When welding is to be accomplished, the aforementioned pins 20, 20 are entered into corresponding locating holes 28, 28 in backplate 22, 22 for precise positioning of the two parts. Hole 28a is somewhat smaller than the remaining holes to provide for a slip fit and hole 28b is slightly enlarged radially but provides a close fit circumaxially to prevent winging movement and thus provide a precise locating operation.

During ultrasonic welding the pointed portions 19, 19 of the energy directors or ribs 18, 18 melt and the edges of the blades 14, 14 engage the backplate as best illustrated in FIGS. 3 and 4 forming a clean flash free joint as desired.

As will be apparent from the foregoing, a relatively simple yet highly efficient method has been provided, the resulting impeller being of superior quality and high performance characteristics absent flash and other undesirable results from the molding process.

Claims

1. A method for plastic injection molding a centrifugal air impeller having an impeller with a series of radially elongated air moving blades of varying width from root to tip and an inlet cover and back plate each of which takes a generally circular disc-like configuration with the former defining an air inlet opening and as a first housing element and the latter serving as a second axially spaced opposing substantially flat housing element; the method comprising molding the inlet cover and air moving blades integrally with the blades projecting axially from the cover and with the cover contoured as required to accommodate substantially all of the width variation in the blades in progression from root to tip, the longitudinal blade edges opposite the inlet cover thus residing substantially in a common plane, and attaching the integral inlet cover and blade assembly to the substantially flat back plate in face-to-face axial alignment.
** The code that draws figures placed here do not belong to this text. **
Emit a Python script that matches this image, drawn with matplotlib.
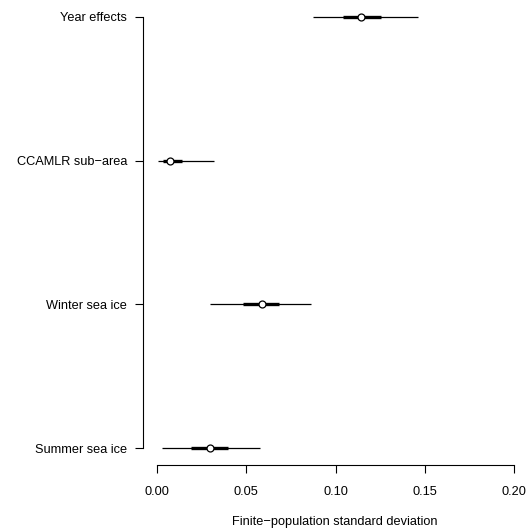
import matplotlib
matplotlib.use("Agg")
import matplotlib.pyplot as plt

labels = ["Summer sea ice", "Winter sea ice", "CCAMLR sub\u2212area", "Year effects"]
positions = [1, 2, 3, 4]
median = [0.0297, 0.0587, 0.0073, 0.1143]
lo95 = [0.0030, 0.0297, 0.0007, 0.0873]
hi95 = [0.0577, 0.0861, 0.0319, 0.1462]
lo50 = [0.0190, 0.0482, 0.0032, 0.1042]
hi50 = [0.0396, 0.0683, 0.0139, 0.1255]
xticks = [0.00, 0.05, 0.10, 0.15, 0.20]
xticklabels = ["0.00", "0.05", "0.10", "0.15", "0.20"]

plt.rcParams['font.family'] = ['Liberation Sans', 'DejaVu Sans']
W, H = 527, 531
fig = plt.figure(figsize=(W/100, H/100), dpi=100)
ax = fig.add_axes([143/W, (H-465)/H, (W-143)/W, 465/H])

ax.hlines(positions, lo95, hi95, color="black", lw=0.9)
ax.hlines(positions, lo50, hi50, color="black", lw=2.4)
ax.plot(median, positions, "o", ms=5.0, mfc="white", mec="black", mew=0.9, ls="none")

ax.set_xlim(-14/1785, 0.2 + 13/1785)
ax.set_ylim(1 - 17/143.67, 4 + 17/143.67)

for s in ["top", "right"]:
    ax.spines[s].set_visible(False)
ax.spines["left"].set_bounds(1, 4)
ax.spines["bottom"].set_bounds(0, 0.2)
ax.spines["left"].set_linewidth(0.8)
ax.spines["bottom"].set_linewidth(0.8)

ax.set_yticks(positions)
ax.set_yticklabels(labels, fontsize=9.2)
ax.set_xticks(xticks)
ax.set_xticklabels(xticklabels, fontsize=9.2)
ax.tick_params(axis="y", length=5.8, width=0.8, pad=5.5)
ax.tick_params(axis="x", length=5.8, width=0.8, pad=9.5)
ax.set_xlabel("Finite\u2212population standard deviation", fontsize=9.2, labelpad=13)

fig.savefig("out.png", dpi=100)
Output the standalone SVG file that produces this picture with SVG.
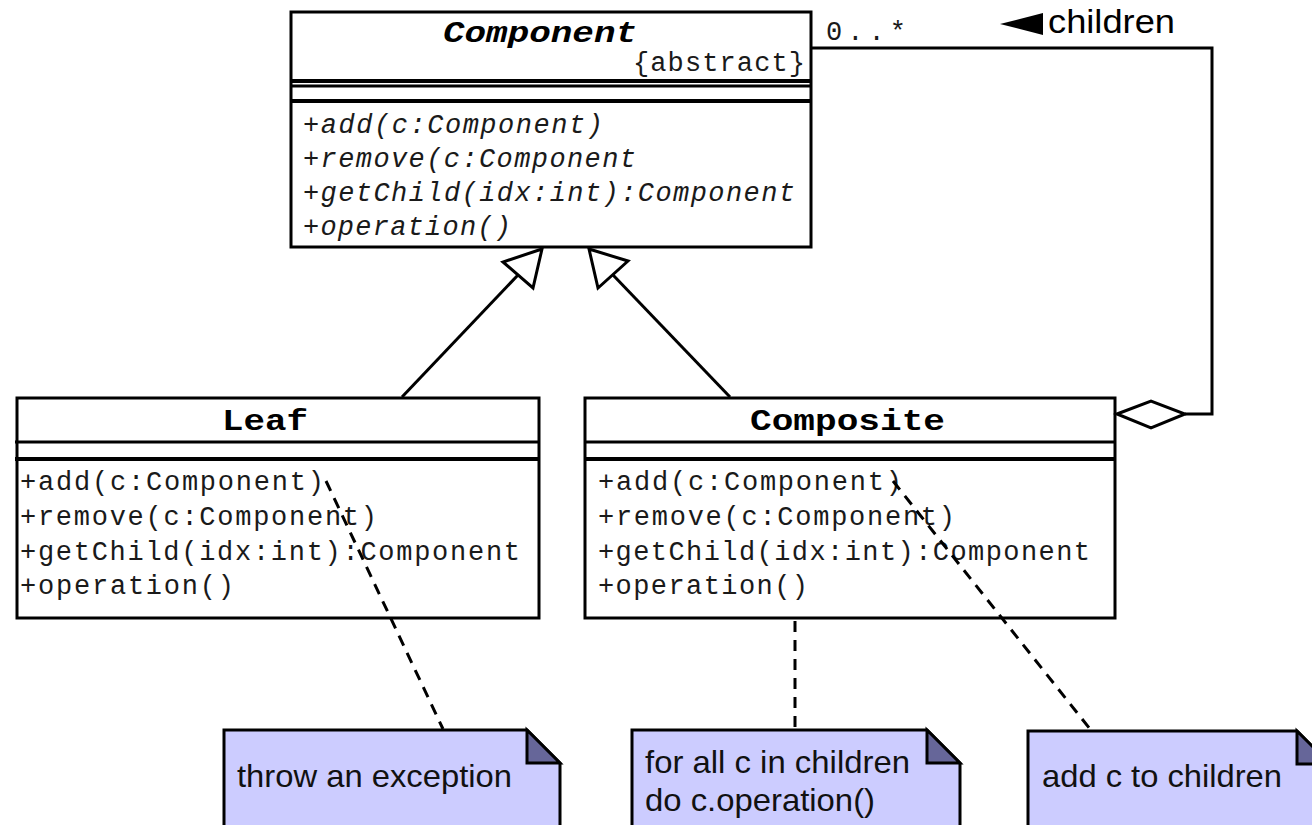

2. A method for plastic injection molding a centrifugal air impeller as set forth in claim 1 wherein the step of attaching the inlet cover and blades to the back plate is carried out in an ultrasonic welding operation.

3. A method for plastic injection molding a centrifugal air impeller as set forth in claim 2 wherein axially projecting ribs are molded along and substantially throughout the length of the longitudinal edges of the blades on a side thereof opposite the cover, and wherein mating grooves are provided in the back plate for entry of the ribs into the grooves on assembly and welding of the cover and blades to the back plate.

4. A method for plastic injection molding a centrifugal air impeller as set forth in claim 3 wherein the dimensional relationship between the ribs and grooves is such that the ribs enter wider grooves during molding but the grooves are narrower than the blades, the blade edges thus being prevented from entering the grooves and causing flash.

5. A method for plastic injection molding a centrifugal air impeller as set forth in claim 4 wherein small locating pins are provided on at least some of the blades with mating locating holes in the back plate for accuracy in assembling the cover and blades with the back plate.

6. A method for plastic injection molding a centrifugal air impeller as set forth in claim 5 wherein at least one par of the pins and holes is adapted for a slip fit.

7. A method for plastic injection molding a centrifugal air impeller as set forth in claim 6 wherein at least one hole is shaped to prevent its mating pin from moving circumaxially.

8. A method for plastic injection molding a centrifugal air impeller as set forth in claim 1 wherein the backplate is formed in a plastic molding operation.

9. A method for plastic injection molding a centrifugal air impeller as set forth in claim 1 wherein the cover is molded with a short axially extending annular rim about its perimeter which defines a discharge opening for the impeller.

10. A method for plastic injection molding a centrifugal air impeller as set forth in claim 1 wherein the blades are molded to a rearwardly curved configuration.

11. A method for plastic injection molding a centrifugal air impeller as set forth in claim 1 wherein the back plate also serves as a rotary driving member for the impeller.